Objectives To estimate the cost reduction in the use of anti- TNFα therapies in patients with different rheumatic diseases when dose modifications are undertaken in clinical practice in a specialized outpatient clinic of a tertiary hospital during 2013-2014 and to describe clinical and analytical characteristics of these patients.
Methods Design: Cost-minimization observational, retrospective study under conditions of clinical practice. Patients: All patients who received a dose of anti-TNFα different from the recommended in technical specifications and were followed up in a specialized BT outpatient clinic in a Spanish Rheumatology department during 2013 and 2014 were included. Protocol: Reductions in treatment dose or frequency dose were established empirically and were carried out by their rheumatologist in those patients who were in remission (DAS 28<2,6) for at least 6 consecutive months without steroids. Variables: Outcome 1°: Reduction of biannual average cost in euros (absolute and per treatment) of anti-TNFα treatments in patients who are in dose reduction compared to full-dose according to authorization specifications during 2013 and 2014. Secondary variables: demographics, type of rheumatic disease, clinical and laboratory data were collected. The cost reduction was calculated by comparing actual expenditures (after modifying treatment dose in clinical practice) with the theoretical costs (official price). Statistical analysis: a descriptive analysis of the sample of patients was performed. Reducing biannual absolute costs and by treatment after the adequacy of dose in clinical practice were calculated.
Results During 2013-2014, the dose of anti-TNFα of 76 patient were modified in clinical practice after reaching clinical remission: DAS28 [mean (SD)]: 2.34 (0.62) or BASDAI [mean (SD)]: 2.72 (1.09) and no radiographic progression. During this period, 5 patients discontinued anti-TNFα (2 adverse effects; 2 patients' decision, and 1 remission). The epidemiological and clinical-laboratory characteristics are described in the table by diseases. 34 out of 76 pts were treated with Etanercept, 20 with Adalimumab and 22 with Infliximab. No patient with Golimumab, Abatacept, Anakinra or Certolizumab reduced the dose during 2013-2014. Dose modifications of TB conducted in clinical practice for 2013- 2014 represented an absolut saving of 602,572.49€ (Table). In 2013 the absolute reduction in costs was 275,443.95€ (Etanercept: 158,030.47€; Adalimumab: 62,917.21€ and Infliximab: 54,496.27 €) in a total of 61 patients and in 2014 of 327,128.54€ (etanercept: 178,289.00€; Adalimumab: 87,055.35€ and Infliximab: 61,784.19 €) in a total of 71 patients achieving a greater efficiency of the treatments.

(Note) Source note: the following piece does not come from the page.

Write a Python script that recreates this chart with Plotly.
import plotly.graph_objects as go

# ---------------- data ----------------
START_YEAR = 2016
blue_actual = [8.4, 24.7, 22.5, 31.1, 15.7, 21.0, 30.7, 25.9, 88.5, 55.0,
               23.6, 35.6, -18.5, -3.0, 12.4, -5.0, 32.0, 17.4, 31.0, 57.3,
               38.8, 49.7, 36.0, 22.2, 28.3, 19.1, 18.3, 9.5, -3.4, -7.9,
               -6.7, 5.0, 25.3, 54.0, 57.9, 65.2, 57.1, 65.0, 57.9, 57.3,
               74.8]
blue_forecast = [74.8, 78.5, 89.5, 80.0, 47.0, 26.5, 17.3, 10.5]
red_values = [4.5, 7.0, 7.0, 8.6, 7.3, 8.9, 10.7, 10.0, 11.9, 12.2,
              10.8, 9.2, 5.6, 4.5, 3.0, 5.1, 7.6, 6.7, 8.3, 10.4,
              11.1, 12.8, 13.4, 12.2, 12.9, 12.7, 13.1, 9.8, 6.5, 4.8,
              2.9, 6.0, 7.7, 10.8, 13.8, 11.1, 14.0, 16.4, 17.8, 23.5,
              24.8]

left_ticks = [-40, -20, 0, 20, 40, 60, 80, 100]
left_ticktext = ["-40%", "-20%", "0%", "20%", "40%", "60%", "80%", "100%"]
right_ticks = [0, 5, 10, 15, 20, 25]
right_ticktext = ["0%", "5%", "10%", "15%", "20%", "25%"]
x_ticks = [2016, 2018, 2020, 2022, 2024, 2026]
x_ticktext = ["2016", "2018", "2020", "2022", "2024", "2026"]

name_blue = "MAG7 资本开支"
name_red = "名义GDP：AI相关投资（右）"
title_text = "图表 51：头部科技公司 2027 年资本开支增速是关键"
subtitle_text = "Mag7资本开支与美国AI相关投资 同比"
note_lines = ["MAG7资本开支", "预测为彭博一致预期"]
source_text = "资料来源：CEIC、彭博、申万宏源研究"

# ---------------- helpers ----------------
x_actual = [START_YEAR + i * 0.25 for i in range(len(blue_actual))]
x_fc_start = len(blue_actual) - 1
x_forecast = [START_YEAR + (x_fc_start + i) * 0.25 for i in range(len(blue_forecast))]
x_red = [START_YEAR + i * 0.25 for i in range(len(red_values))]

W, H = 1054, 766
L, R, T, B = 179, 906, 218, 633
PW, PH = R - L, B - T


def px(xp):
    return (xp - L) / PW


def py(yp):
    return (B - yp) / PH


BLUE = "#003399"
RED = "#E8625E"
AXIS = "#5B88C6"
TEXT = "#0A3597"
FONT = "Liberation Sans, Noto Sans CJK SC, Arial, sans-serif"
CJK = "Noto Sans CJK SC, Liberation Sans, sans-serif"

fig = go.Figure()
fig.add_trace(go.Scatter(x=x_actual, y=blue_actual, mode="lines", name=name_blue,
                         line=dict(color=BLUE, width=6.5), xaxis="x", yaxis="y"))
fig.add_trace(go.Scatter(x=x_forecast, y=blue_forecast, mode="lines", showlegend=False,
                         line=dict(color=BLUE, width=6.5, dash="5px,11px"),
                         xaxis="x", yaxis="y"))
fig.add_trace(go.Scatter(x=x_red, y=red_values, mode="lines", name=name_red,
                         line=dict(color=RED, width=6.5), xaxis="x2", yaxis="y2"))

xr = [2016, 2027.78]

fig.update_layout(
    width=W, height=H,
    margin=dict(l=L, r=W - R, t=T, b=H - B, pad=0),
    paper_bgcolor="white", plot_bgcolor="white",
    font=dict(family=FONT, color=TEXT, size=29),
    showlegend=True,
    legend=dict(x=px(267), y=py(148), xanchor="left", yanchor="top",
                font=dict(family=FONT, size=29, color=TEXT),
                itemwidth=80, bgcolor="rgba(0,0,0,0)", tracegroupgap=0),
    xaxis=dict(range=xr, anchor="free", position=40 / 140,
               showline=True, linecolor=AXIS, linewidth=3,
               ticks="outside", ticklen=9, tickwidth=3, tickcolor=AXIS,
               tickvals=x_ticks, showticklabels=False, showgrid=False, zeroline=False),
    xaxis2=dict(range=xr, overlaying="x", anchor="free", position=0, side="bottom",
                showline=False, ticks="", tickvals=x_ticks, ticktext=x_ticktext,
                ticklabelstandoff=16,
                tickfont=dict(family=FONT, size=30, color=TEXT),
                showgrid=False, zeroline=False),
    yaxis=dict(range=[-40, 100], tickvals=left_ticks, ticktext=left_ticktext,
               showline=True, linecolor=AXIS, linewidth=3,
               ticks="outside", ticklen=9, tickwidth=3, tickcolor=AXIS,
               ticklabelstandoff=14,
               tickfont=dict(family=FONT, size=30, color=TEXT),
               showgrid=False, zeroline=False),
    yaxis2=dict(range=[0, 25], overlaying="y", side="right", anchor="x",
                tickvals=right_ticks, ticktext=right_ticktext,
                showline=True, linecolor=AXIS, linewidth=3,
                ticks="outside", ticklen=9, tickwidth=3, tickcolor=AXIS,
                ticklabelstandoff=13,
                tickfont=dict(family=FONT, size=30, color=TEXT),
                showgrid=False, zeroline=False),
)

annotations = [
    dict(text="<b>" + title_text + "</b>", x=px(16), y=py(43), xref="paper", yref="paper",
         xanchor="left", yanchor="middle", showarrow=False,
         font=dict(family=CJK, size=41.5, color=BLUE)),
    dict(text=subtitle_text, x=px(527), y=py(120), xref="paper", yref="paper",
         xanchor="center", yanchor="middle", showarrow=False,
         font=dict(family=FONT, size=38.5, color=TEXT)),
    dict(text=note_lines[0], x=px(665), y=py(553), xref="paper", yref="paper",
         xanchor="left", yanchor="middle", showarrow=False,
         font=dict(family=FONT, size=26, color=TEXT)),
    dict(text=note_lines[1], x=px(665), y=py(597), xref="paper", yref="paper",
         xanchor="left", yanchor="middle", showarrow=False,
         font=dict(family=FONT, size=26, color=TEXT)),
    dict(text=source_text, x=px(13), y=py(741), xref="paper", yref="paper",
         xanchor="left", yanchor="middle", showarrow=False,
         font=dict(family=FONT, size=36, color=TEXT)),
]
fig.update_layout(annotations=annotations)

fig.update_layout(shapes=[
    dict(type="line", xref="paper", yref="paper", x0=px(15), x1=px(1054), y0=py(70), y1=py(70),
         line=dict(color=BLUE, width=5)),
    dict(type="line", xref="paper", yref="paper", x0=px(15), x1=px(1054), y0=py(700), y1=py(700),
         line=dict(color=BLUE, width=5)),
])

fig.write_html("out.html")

Conclusions In rheumatic diseases we may adjust the anti-TNFα doses in patients who go into remission and therefore reduce associated costs being more efficient. We believe it is important to create outpatient clinics specialized in BT where a tight control and an individualized treatment are carried out. Etanercept was the most used among patients with anti-TNFα modified dose.